BJ: China is aware of how backlash can frustrate its plans. Most notably, in 2020, the Kyrgyz government cancelled a USD 280 million logistics terminal on the border with China after local protests. It has adapted in several ways.
First, it has increased its security presence in the region, providing arms, training, and military aid to the Kyrgyz security forces to help them maintain stability. Unlike other countries in the region, Kyrgyz law permits the operations of foreign private security companies. At least six PSCs now operate in the country, with the most prominent, Zhongjun Junhong Group, having obtained a permit to use firearms in 2016.
In addition to security assistance, the other main way China has responded is by trying to improve its image. Three Confucius Institutes operate in the country, teaching the Chinese language. But their appeal is somewhat limited.
More importantly, in recent years, China has improved its image by providing more vocational training and investments in higher-value sectors like technology and manufacturing rather than extraction. Over the past two years, Beijing has launched a flurry of these technical training centers called “Luban” workshops (named after a legendary Chinese craftsman) in Kazakhstan, Kyrgyzstan, Tajikistan, and Uzbekistan.

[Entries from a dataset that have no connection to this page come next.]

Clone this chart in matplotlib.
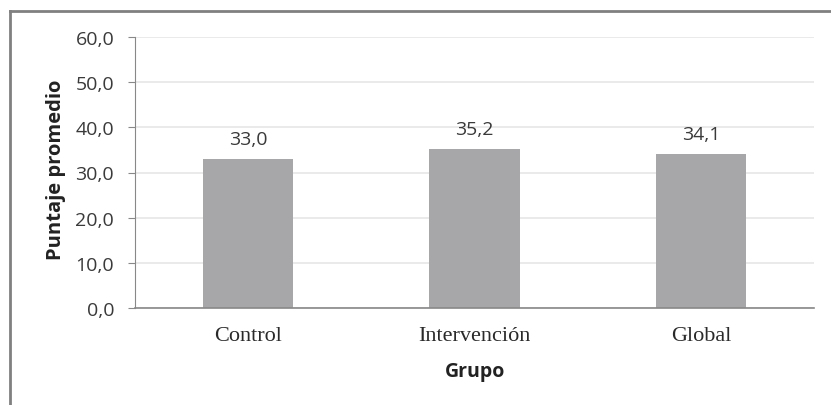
import matplotlib.pyplot as plt
from matplotlib.lines import Line2D

grupos = ['Control', 'Intervención', 'Global']
puntajes = [33.0, 35.2, 34.1]
yticks = [0, 10, 20, 30, 40, 50, 60]

fig = plt.figure(figsize=(8.31, 4.06), dpi=100)
ax = fig.add_axes([135 / 831, 1 - 309 / 406, 679 / 831, 271 / 406])

x = range(len(grupos))
ax.bar(x, puntajes, width=0.4, color='#a7a7aa', zorder=2)
for xi, v in zip(x, puntajes):
    ax.text(xi, v + 3.3, f'{v:.1f}'.replace('.', ','), ha='center', va='baseline',
            fontsize=14, family='Open Sans', color='#3a3a3a')

ax.set_xlim(-0.5, 2.5)
ax.set_ylim(0, 60)
ax.set_yticks(yticks)
ax.set_yticklabels([f'{t:.1f}'.replace('.', ',') for t in yticks],
                   fontsize=14, family='Open Sans', color='#3a3a3a')
ax.set_xticks(list(x))
ax.set_xticklabels(grupos, fontsize=16, family='Liberation Serif', color='#2a2a2a')
ax.tick_params(axis='x', length=0, pad=13)
ax.tick_params(axis='y', length=5, color='#888888', pad=10)
ax.yaxis.grid(True, color='#e6e6e6', linewidth=1.2, zorder=0)

for s in ['top', 'right']:
    ax.spines[s].set_visible(False)
ax.spines['left'].set_color('#888888')
ax.spines['bottom'].set_color('#888888')
ax.spines['bottom'].set_linewidth(1.2)

fig.text(56 / 831, 1 - 170 / 406, 'Puntaje promedio', rotation=90, ha='center', va='center',
         fontsize=14.5, fontweight='bold', family='Open Sans', color='#222222')
fig.text(475 / 831, 1 - 372 / 406, 'Grupo', ha='center', va='center',
         fontsize=14, fontweight='bold', family='Open Sans', color='#222222')

# outer frame (top and left edges)
fig.add_artist(Line2D([10 / 831, 10 / 831], [0, 1 - 12 / 406], color='#808080', lw=2,
                      transform=fig.transFigure))
fig.add_artist(Line2D([10 / 831, 1], [1 - 12 / 406, 1 - 12 / 406], color='#808080', lw=2,
                      transform=fig.transFigure))

fig.savefig('out.png', dpi=100)
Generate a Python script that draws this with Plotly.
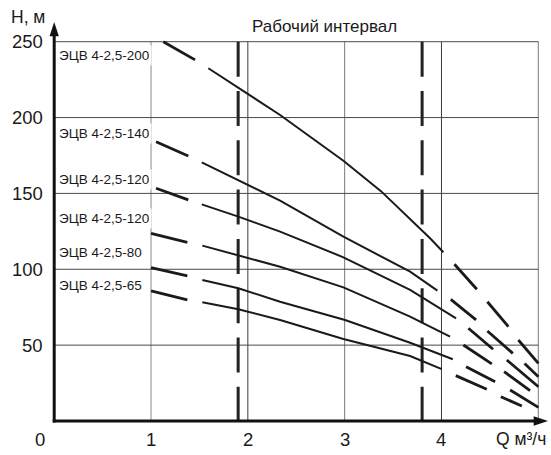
import plotly.graph_objects as go

# ---------------- data ----------------
x_tick_vals = [0, 1, 2, 3, 4]
x_tick_text = ["0", "1", "2", "3", "4"]
y_tick_vals = [50, 100, 150, 200, 250]
y_tick_text = ["50", "100", "150", "200", "250"]
grid_q = [1, 2, 3, 4, 5]
grid_h = [50, 100, 150, 200, 250]
q_max = 5
h_max = 250
interval_q = [1.9, 3.8]

names = ["ЭЦВ 4-2,5-200", "ЭЦВ 4-2,5-140", "ЭЦВ 4-2,5-120",
         "ЭЦВ 4-2,5-120", "ЭЦВ 4-2,5-80", "ЭЦВ 4-2,5-65"]
label_h = [240.8, 189.6, 158.9, 133.6, 110.9, 89.2]

# solid (working) parts of the curves
c200_solid_q = [1.592, 2.333, 2.987, 3.375, 3.882, 4.020]
c200_solid_h = [232.5, 201.7, 171.5, 151.5, 120.4, 111.2]
c140_solid_q = [1.524, 1.919, 2.333, 2.987, 3.676, 3.958]
c140_solid_h = [170.5, 158.4, 145.2, 121.5, 98.4, 85.9]
c120a_solid_q = [1.524, 1.902, 2.333, 2.987, 3.676, 4.151]
c120a_solid_h = [142.8, 134.7, 124.8, 107.9, 86.4, 67.7]
c120b_solid_q = [1.530, 1.902, 2.333, 2.987, 3.676, 3.882, 4.089]
c120b_solid_h = [115.6, 109.0, 101.7, 88.1, 68.8, 62.2, 55.6]
c80_solid_q = [1.530, 1.902, 2.333, 3.004, 3.676, 4.117]
c80_solid_h = [92.9, 87.5, 78.6, 66.6, 51.6, 40.7]
c65_solid_q = [1.530, 1.902, 2.333, 2.987, 3.676, 4.003]
c65_solid_h = [78.2, 73.6, 66.6, 54.0, 42.8, 34.2]

# dashed (out of range) parts: dash segments separated by None
c200_dash_q = [1.127, 1.455, None, 4.134, 4.365, None, 4.474, 4.691, None, 4.794, 5.001]
c200_dash_h = [250.0, 238.0, None, 103.3, 86.8, None, 78.6, 62.2, None, 53.4, 38.0]
c140_dash_q = [1.052, 1.385, None, 4.096, 4.357, None, 4.474, 4.737, None, 4.858, 5.001]
c140_dash_h = [184.1, 174.7, None, 80.2, 66.6, None, 59.3, 44.6, None, 37.9, 29.2]
c120a_dash_q = [1.052, 1.385, None, 4.278, 4.533, None, 4.675, 5.001]
c120a_dash_h = [153.4, 145.7, None, 61.1, 47.3, None, 40.2, 22.6]
c120b_dash_q = [1.000, 1.375, None, 4.226, 4.520, None, 4.647, 4.915]
c120b_dash_h = [123.7, 117.8, None, 50.1, 37.6, None, 32.5, 20.0]
c80_dash_q = [1.000, 1.375, None, 4.254, 4.554, None, 4.709, 5.001]
c80_dash_h = [101.1, 95.6, None, 35.8, 25.9, None, 20.4, 9.0]
c65_dash_q = [1.000, 1.375, None, 4.148, 4.468, None, 4.613, 4.830]
c65_dash_h = [85.7, 79.8, None, 29.9, 20.9, None, 16.0, 9.9]

solids = [(c200_solid_q, c200_solid_h), (c140_solid_q, c140_solid_h),
          (c120a_solid_q, c120a_solid_h), (c120b_solid_q, c120b_solid_h),
          (c80_solid_q, c80_solid_h), (c65_solid_q, c65_solid_h)]
dashes = [(c200_dash_q, c200_dash_h), (c140_dash_q, c140_dash_h),
          (c120a_dash_q, c120a_dash_h), (c120b_dash_q, c120b_dash_h),
          (c80_dash_q, c80_dash_h), (c65_dash_q, c65_dash_h)]

x_arrow_tip = 5.10
y_arrow_tip = 263

# ---------------- figure ----------------
FONT = "Liberation Sans, Arial, Helvetica, sans-serif"
INK = "#1a1a1a"
grid_q_colors = ["#8a8a8a", "#3c3c3c", "#7a7a7a", "#3c3c3c", "#7a7a7a"]
fig = go.Figure()

# grid
for q, col in zip(grid_q, grid_q_colors):
    fig.add_trace(go.Scatter(x=[q, q], y=[0, h_max], mode="lines",
                             line=dict(color=col, width=1), hoverinfo="skip"))
for h in grid_h:
    fig.add_trace(go.Scatter(x=[0, q_max], y=[h, h], mode="lines",
                             line=dict(color="#4a4a4a", width=1), hoverinfo="skip"))

# working interval lines
for q in interval_q:
    fig.add_trace(go.Scatter(x=[q, q], y=[h_max, 0], mode="lines",
                             line=dict(color="#222222", width=3, dash="35px,14.3px"),
                             hoverinfo="skip"))

# curves
for (sq, sh), (dq, dh) in zip(solids, dashes):
    fig.add_trace(go.Scatter(x=sq, y=sh, mode="lines",
                             line=dict(color=INK, width=2), hoverinfo="skip"))
    fig.add_trace(go.Scatter(x=dq, y=dh, mode="lines", connectgaps=False,
                             line=dict(color=INK, width=2.8), hoverinfo="skip"))

# axes with arrows
fig.add_trace(go.Scatter(x=[0, 0], y=[-1, y_arrow_tip - 8], mode="lines",
                         line=dict(color="#111", width=3), hoverinfo="skip"))
fig.add_trace(go.Scatter(x=[-0.015, x_arrow_tip - 0.1], y=[0, 0], mode="lines",
                         line=dict(color="#111", width=3), hoverinfo="skip"))
fig.add_trace(go.Scatter(x=[0, x_arrow_tip], y=[y_arrow_tip, 0], mode="markers",
                         marker=dict(symbol="arrow", size=15, angle=[0, 90],
                                     color="#111", line=dict(width=0)),
                         hoverinfo="skip"))

ann = []
# y tick labels
for v, t in zip(y_tick_vals, y_tick_text):
    ann.append(dict(x=-0.095, y=v, text=t, xanchor="right", yanchor="middle",
                    font=dict(size=18.5, color=INK, family=FONT)))
# x tick labels
for v, t in zip(x_tick_vals, x_tick_text):
    xv = -0.147 if v == 0 else v
    ann.append(dict(x=xv, y=-12.5, text=t, xanchor="center", yanchor="middle",
                    font=dict(size=18.5, color=INK, family=FONT)))
# axis titles
ann.append(dict(x=-0.464, y=266, text="H, м", xanchor="left", yanchor="middle",
                font=dict(size=17.5, color=INK, family=FONT)))
ann.append(dict(x=4.543, y=-12, text="Q м³/ч", xanchor="left", yanchor="middle",
                font=dict(size=17.5, color=INK, family=FONT)))
ann.append(dict(x=2.794, y=259.9, text="Рабочий интервал", xanchor="center",
                yanchor="middle", font=dict(size=17, color=INK, family=FONT)))
# series labels
for n, h in zip(names, label_h):
    ann.append(dict(x=0.02, y=h, text=n, xanchor="left", yanchor="middle",
                    bgcolor="white", borderpad=2,
                    font=dict(size=13.5, color=INK, family=FONT)))
for a in ann:
    a.update(showarrow=False, xref="x", yref="y")

fig.update_layout(
    width=551, height=455,
    margin=dict(l=0, r=0, t=0, b=0),
    paper_bgcolor="white", plot_bgcolor="white",
    showlegend=False,
    xaxis=dict(range=[-0.5598, 5.1312], visible=False, fixedrange=True),
    yaxis=dict(range=[-22.41, 277.48], visible=False, fixedrange=True),
    annotations=ann,
)

fig.write_html("out.html", config={"displayModeBar": False},
               post_script="document.body.style.margin='0';")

Opened in 2024, the new Luban Workshop in Bishkek focuses on hydropower and road construction, addressing national development bottlenecks. China also offers dozens of scholarships for Kyrgyz students to study in the country. Crucially, these efforts allow China to present itself as a promoter of human capital development: a partner offering in-demand skills, opportunity, and advancement. In this way, China attempts to create warmer feelings among locals in the region.